Without the pictures, output the records below word for word.

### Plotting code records
---
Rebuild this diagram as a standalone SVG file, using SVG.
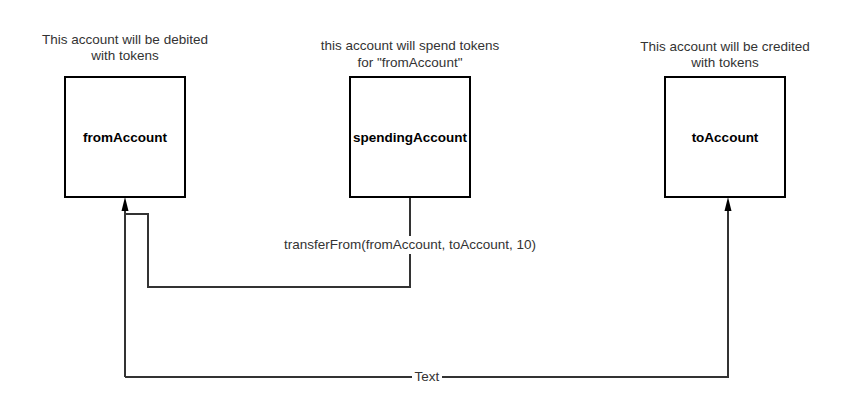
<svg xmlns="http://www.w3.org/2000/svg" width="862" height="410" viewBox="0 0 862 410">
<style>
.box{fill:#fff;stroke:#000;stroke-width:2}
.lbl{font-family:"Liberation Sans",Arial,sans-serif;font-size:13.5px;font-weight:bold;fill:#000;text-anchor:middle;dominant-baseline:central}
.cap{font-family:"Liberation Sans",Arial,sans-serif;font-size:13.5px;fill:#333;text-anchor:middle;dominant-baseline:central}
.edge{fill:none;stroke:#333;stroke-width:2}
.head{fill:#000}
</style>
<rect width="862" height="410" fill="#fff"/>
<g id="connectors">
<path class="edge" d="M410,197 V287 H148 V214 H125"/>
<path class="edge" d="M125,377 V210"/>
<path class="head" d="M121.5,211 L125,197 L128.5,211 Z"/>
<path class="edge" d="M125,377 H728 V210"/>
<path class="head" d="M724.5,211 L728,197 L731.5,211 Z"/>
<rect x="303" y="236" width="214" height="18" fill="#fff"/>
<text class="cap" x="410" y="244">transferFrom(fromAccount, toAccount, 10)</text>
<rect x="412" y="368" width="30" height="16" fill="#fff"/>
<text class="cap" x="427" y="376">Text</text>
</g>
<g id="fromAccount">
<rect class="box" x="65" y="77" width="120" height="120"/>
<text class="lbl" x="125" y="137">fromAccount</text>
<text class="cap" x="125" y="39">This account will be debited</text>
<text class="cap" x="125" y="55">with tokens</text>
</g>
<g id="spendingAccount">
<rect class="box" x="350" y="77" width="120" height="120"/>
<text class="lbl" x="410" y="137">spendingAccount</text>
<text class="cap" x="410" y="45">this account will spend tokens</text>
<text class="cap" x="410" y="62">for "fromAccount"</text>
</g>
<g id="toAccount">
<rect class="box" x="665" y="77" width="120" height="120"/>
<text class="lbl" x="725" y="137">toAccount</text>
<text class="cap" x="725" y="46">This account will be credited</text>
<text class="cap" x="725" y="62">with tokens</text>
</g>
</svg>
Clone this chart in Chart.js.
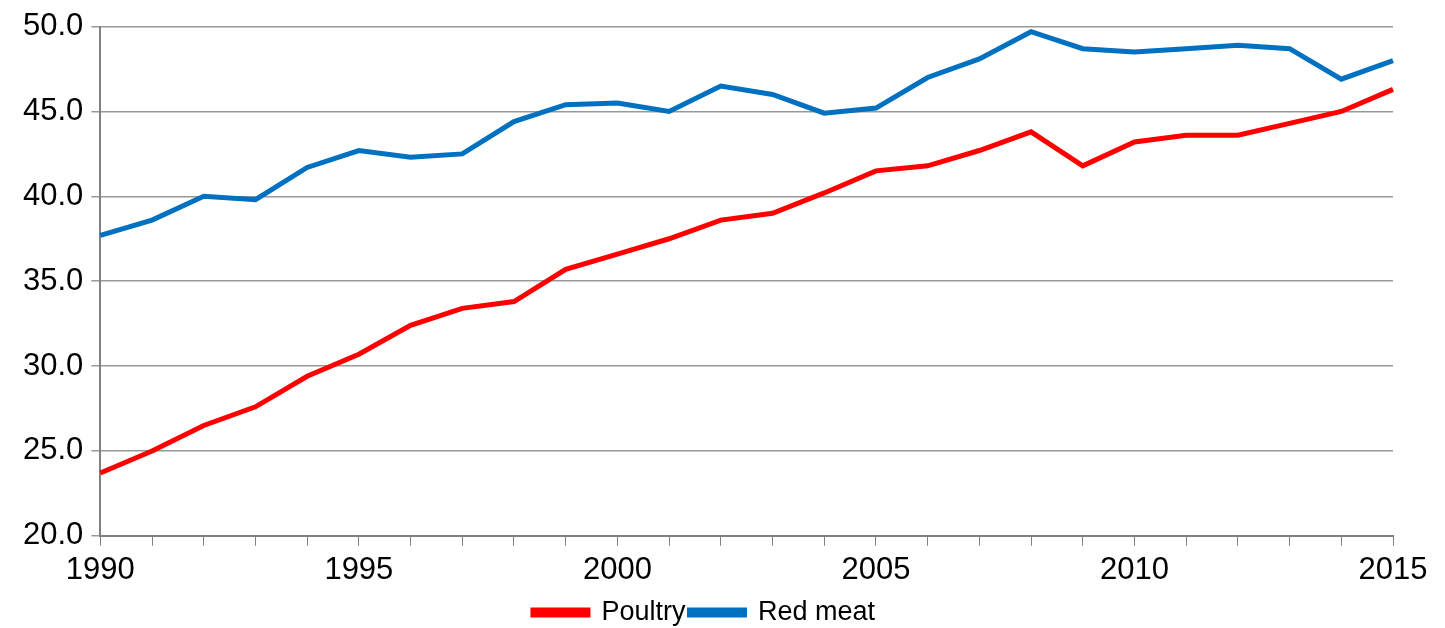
---
### The result
Rebuild this diagram as a standalone SVG file, using SVG.
<svg xmlns="http://www.w3.org/2000/svg" width="862" height="410" viewBox="0 0 862 410">
<style>
.box{fill:#fff;stroke:#000;stroke-width:2}
.lbl{font-family:"Liberation Sans",Arial,sans-serif;font-size:13.5px;font-weight:bold;fill:#000;text-anchor:middle;dominant-baseline:central}
.cap{font-family:"Liberation Sans",Arial,sans-serif;font-size:13.5px;fill:#333;text-anchor:middle;dominant-baseline:central}
.edge{fill:none;stroke:#333;stroke-width:2}
.head{fill:#000}
</style>
<rect width="862" height="410" fill="#fff"/>
<g id="connectors">
<path class="edge" d="M410,197 V287 H148 V214 H125"/>
<path class="edge" d="M125,377 V210"/>
<path class="head" d="M121.5,211 L125,197 L128.5,211 Z"/>
<path class="edge" d="M125,377 H728 V210"/>
<path class="head" d="M724.5,211 L728,197 L731.5,211 Z"/>
<rect x="303" y="236" width="214" height="18" fill="#fff"/>
<text class="cap" x="410" y="244">transferFrom(fromAccount, toAccount, 10)</text>
<rect x="412" y="368" width="30" height="16" fill="#fff"/>
<text class="cap" x="427" y="376">Text</text>
</g>
<g id="fromAccount">
<rect class="box" x="65" y="77" width="120" height="120"/>
<text class="lbl" x="125" y="137">fromAccount</text>
<text class="cap" x="125" y="39">This account will be debited</text>
<text class="cap" x="125" y="55">with tokens</text>
</g>
<g id="spendingAccount">
<rect class="box" x="350" y="77" width="120" height="120"/>
<text class="lbl" x="410" y="137">spendingAccount</text>
<text class="cap" x="410" y="45">this account will spend tokens</text>
<text class="cap" x="410" y="62">for "fromAccount"</text>
</g>
<g id="toAccount">
<rect class="box" x="665" y="77" width="120" height="120"/>
<text class="lbl" x="725" y="137">toAccount</text>
<text class="cap" x="725" y="46">This account will be credited</text>
<text class="cap" x="725" y="62">with tokens</text>
</g>
</svg>
Clone this chart in Chart.js.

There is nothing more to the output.